↓

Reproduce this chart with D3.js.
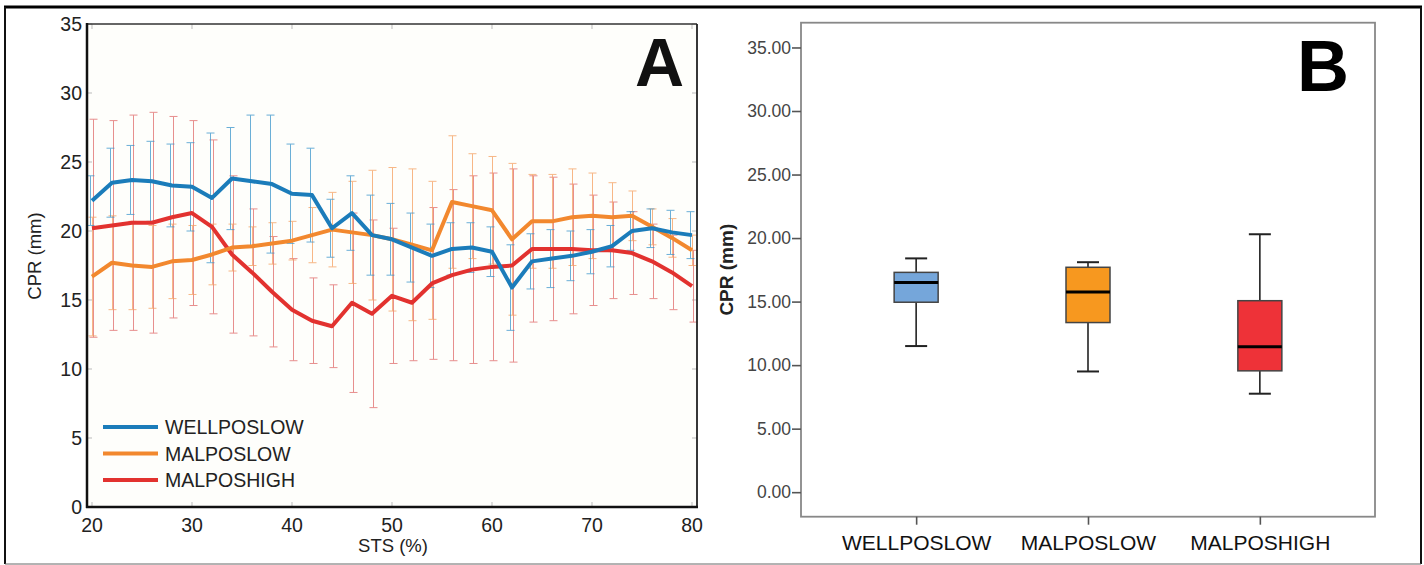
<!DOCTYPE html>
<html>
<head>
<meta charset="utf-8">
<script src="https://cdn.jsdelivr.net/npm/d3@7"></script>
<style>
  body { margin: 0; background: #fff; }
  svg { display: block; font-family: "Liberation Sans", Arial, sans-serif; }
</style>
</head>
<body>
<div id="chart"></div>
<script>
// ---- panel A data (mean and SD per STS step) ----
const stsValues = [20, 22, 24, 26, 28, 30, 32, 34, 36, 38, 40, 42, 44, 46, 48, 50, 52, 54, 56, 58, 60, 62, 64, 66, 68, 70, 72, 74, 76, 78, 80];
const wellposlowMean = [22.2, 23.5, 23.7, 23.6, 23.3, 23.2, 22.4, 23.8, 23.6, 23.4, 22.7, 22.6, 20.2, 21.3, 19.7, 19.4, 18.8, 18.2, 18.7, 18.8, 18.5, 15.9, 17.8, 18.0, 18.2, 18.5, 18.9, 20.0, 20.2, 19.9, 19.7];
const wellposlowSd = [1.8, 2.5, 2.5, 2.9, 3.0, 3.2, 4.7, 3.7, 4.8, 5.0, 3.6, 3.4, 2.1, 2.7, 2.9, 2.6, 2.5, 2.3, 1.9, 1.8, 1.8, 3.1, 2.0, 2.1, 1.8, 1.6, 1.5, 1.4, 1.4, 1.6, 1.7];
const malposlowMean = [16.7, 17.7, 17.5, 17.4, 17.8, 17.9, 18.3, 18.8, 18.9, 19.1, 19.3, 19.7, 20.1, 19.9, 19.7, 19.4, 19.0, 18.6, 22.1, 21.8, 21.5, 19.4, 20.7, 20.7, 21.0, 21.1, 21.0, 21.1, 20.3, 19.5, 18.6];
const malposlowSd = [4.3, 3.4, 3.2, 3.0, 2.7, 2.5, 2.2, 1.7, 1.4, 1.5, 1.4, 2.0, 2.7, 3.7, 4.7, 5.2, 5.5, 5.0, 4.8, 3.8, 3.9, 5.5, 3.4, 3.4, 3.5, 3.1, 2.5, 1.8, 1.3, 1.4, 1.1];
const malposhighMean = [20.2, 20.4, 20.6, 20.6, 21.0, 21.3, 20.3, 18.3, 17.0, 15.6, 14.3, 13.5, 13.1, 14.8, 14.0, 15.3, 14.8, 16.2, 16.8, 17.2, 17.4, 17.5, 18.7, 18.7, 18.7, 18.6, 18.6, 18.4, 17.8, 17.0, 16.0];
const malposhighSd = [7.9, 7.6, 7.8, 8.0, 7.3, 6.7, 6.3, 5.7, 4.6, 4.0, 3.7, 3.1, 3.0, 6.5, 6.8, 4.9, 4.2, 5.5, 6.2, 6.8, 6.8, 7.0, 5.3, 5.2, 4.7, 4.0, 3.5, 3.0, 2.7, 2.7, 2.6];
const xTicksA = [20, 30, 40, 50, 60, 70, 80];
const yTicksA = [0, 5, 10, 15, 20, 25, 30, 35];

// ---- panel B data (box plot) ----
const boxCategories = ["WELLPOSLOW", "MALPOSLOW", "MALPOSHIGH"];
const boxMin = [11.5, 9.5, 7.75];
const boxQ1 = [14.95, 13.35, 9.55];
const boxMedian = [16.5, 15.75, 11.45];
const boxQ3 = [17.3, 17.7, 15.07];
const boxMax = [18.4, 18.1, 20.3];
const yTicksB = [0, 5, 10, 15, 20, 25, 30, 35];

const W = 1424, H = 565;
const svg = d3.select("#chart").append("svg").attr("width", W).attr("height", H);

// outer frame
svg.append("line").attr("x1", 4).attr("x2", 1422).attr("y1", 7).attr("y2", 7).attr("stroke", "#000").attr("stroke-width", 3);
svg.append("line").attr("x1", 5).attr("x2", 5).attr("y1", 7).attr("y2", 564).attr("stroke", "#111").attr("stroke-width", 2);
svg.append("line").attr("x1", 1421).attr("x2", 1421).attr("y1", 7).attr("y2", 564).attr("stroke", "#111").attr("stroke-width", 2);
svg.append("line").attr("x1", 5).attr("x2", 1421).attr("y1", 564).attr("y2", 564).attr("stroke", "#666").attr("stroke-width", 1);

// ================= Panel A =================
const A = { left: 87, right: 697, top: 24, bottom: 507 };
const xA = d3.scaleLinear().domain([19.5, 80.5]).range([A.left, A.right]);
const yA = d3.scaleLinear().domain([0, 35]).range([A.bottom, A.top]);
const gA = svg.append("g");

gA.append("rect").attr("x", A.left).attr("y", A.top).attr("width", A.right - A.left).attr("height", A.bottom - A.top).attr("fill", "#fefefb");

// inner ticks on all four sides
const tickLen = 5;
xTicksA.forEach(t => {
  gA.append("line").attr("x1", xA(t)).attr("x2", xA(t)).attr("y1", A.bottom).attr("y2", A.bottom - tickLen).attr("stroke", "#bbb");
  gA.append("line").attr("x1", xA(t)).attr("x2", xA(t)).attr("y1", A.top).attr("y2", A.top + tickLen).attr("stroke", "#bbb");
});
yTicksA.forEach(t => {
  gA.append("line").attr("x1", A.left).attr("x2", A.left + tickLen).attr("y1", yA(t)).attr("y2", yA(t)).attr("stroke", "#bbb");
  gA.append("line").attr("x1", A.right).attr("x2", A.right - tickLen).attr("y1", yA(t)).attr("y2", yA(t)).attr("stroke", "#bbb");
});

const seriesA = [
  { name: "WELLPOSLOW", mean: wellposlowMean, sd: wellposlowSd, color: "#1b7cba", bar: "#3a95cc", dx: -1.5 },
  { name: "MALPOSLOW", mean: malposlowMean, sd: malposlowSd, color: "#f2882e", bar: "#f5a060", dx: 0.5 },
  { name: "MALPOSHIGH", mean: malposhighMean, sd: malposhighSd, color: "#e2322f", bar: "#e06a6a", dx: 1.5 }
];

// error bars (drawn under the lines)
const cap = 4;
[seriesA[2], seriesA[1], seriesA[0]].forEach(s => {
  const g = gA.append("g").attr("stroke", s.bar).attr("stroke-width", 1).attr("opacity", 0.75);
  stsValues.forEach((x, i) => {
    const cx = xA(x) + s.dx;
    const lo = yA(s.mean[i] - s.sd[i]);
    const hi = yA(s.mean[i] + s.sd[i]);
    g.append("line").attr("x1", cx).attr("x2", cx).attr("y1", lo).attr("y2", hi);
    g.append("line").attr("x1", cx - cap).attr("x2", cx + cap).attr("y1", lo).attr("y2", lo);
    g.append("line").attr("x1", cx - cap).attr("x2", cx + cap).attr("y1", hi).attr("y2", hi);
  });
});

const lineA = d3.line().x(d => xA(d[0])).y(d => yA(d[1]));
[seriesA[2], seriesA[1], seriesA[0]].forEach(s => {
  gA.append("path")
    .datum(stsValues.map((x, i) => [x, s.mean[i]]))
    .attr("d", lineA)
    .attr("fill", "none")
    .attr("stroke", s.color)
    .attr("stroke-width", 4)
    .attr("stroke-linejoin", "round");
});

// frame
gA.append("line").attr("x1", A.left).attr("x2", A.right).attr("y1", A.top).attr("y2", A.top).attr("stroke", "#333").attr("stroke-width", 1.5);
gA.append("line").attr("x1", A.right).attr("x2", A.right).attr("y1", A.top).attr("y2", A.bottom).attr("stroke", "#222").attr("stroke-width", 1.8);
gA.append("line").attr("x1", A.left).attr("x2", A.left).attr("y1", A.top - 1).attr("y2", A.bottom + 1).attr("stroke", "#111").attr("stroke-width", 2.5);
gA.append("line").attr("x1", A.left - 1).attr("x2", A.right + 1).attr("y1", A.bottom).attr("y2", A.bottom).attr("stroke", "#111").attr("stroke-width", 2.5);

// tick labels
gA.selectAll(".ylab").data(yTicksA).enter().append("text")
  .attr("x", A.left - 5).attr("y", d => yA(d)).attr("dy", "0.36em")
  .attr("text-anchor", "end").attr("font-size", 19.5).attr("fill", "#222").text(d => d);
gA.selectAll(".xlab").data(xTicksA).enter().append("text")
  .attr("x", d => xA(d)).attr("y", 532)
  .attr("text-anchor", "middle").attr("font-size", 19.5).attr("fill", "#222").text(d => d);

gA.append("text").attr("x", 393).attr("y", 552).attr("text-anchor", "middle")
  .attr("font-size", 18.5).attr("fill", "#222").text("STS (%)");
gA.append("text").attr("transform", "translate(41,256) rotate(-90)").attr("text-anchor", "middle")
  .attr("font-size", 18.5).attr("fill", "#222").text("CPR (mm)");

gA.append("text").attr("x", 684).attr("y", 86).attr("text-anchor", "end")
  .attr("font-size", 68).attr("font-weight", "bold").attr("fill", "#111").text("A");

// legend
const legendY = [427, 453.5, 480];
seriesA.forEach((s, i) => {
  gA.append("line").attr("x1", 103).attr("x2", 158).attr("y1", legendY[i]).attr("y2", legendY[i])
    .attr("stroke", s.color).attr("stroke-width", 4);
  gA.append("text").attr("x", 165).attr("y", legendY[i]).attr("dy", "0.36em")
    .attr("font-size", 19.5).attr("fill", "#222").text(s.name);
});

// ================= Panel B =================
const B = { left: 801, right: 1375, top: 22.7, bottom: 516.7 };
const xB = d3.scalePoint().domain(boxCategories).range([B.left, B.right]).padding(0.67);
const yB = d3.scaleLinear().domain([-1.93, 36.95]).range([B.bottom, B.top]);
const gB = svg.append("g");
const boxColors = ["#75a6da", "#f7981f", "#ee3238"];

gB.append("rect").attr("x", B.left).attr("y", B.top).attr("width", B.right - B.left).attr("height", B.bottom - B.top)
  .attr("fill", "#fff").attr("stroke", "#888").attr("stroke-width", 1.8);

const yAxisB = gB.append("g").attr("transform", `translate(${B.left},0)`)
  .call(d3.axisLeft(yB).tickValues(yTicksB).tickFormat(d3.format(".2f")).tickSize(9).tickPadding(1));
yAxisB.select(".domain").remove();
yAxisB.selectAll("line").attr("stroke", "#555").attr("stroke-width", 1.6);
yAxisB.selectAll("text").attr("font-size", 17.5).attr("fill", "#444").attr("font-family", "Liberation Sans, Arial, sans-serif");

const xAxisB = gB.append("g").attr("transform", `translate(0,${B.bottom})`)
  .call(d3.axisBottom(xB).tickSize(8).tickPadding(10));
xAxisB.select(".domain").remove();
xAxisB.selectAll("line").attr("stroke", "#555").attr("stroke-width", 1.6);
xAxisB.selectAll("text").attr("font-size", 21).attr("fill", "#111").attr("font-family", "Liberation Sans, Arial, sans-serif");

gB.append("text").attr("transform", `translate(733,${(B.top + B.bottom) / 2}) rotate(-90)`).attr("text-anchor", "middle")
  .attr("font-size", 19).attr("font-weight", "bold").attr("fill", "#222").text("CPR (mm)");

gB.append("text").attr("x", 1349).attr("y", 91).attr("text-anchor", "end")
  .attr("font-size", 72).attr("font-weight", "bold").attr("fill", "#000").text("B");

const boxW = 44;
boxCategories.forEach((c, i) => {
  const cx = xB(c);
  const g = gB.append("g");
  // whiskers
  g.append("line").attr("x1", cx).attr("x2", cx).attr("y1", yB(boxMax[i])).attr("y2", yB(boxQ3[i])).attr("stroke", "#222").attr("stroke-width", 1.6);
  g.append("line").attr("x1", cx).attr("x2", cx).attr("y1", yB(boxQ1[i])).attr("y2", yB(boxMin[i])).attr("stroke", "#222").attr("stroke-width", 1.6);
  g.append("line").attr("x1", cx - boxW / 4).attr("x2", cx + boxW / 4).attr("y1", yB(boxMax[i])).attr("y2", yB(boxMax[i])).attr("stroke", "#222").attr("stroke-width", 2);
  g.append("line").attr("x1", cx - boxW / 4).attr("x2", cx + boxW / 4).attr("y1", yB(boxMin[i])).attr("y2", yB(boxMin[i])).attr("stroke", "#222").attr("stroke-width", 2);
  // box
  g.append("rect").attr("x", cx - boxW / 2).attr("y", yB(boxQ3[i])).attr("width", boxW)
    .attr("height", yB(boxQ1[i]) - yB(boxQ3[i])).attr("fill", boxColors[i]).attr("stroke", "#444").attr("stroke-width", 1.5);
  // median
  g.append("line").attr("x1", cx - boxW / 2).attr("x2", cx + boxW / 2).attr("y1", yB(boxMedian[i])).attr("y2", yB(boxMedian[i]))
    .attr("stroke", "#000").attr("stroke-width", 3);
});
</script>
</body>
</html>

↑

_What you are asked to do_: Skip the pictures and restate exactly the lines from the beginning of the listing to the line with "const yTicksA = [0, 5, 10, 15, 20, 25, 30, 35];", that line included.

_Correct response_:
Reproduce this chart with D3.js.
<!DOCTYPE html>
<html>
<head>
<meta charset="utf-8">
<script src="https://cdn.jsdelivr.net/npm/d3@7"></script>
<style>
  body { margin: 0; background: #fff; }
  svg { display: block; font-family: "Liberation Sans", Arial, sans-serif; }
</style>
</head>
<body>
<div id="chart"></div>
<script>
// ---- panel A data (mean and SD per STS step) ----
const stsValues = [20, 22, 24, 26, 28, 30, 32, 34, 36, 38, 40, 42, 44, 46, 48, 50, 52, 54, 56, 58, 60, 62, 64, 66, 68, 70, 72, 74, 76, 78, 80];
const wellposlowMean = [22.2, 23.5, 23.7, 23.6, 23.3, 23.2, 22.4, 23.8, 23.6, 23.4, 22.7, 22.6, 20.2, 21.3, 19.7, 19.4, 18.8, 18.2, 18.7, 18.8, 18.5, 15.9, 17.8, 18.0, 18.2, 18.5, 18.9, 20.0, 20.2, 19.9, 19.7];
const wellposlowSd = [1.8, 2.5, 2.5, 2.9, 3.0, 3.2, 4.7, 3.7, 4.8, 5.0, 3.6, 3.4, 2.1, 2.7, 2.9, 2.6, 2.5, 2.3, 1.9, 1.8, 1.8, 3.1, 2.0, 2.1, 1.8, 1.6, 1.5, 1.4, 1.4, 1.6, 1.7];
const malposlowMean = [16.7, 17.7, 17.5, 17.4, 17.8, 17.9, 18.3, 18.8, 18.9, 19.1, 19.3, 19.7, 20.1, 19.9, 19.7, 19.4, 19.0, 18.6, 22.1, 21.8, 21.5, 19.4, 20.7, 20.7, 21.0, 21.1, 21.0, 21.1, 20.3, 19.5, 18.6];
const malposlowSd = [4.3, 3.4, 3.2, 3.0, 2.7, 2.5, 2.2, 1.7, 1.4, 1.5, 1.4, 2.0, 2.7, 3.7, 4.7, 5.2, 5.5, 5.0, 4.8, 3.8, 3.9, 5.5, 3.4, 3.4, 3.5, 3.1, 2.5, 1.8, 1.3, 1.4, 1.1];
const malposhighMean = [20.2, 20.4, 20.6, 20.6, 21.0, 21.3, 20.3, 18.3, 17.0, 15.6, 14.3, 13.5, 13.1, 14.8, 14.0, 15.3, 14.8, 16.2, 16.8, 17.2, 17.4, 17.5, 18.7, 18.7, 18.7, 18.6, 18.6, 18.4, 17.8, 17.0, 16.0];
const malposhighSd = [7.9, 7.6, 7.8, 8.0, 7.3, 6.7, 6.3, 5.7, 4.6, 4.0, 3.7, 3.1, 3.0, 6.5, 6.8, 4.9, 4.2, 5.5, 6.2, 6.8, 6.8, 7.0, 5.3, 5.2, 4.7, 4.0, 3.5, 3.0, 2.7, 2.7, 2.6];
const xTicksA = [20, 30, 40, 50, 60, 70, 80];
const yTicksA = [0, 5, 10, 15, 20, 25, 30, 35];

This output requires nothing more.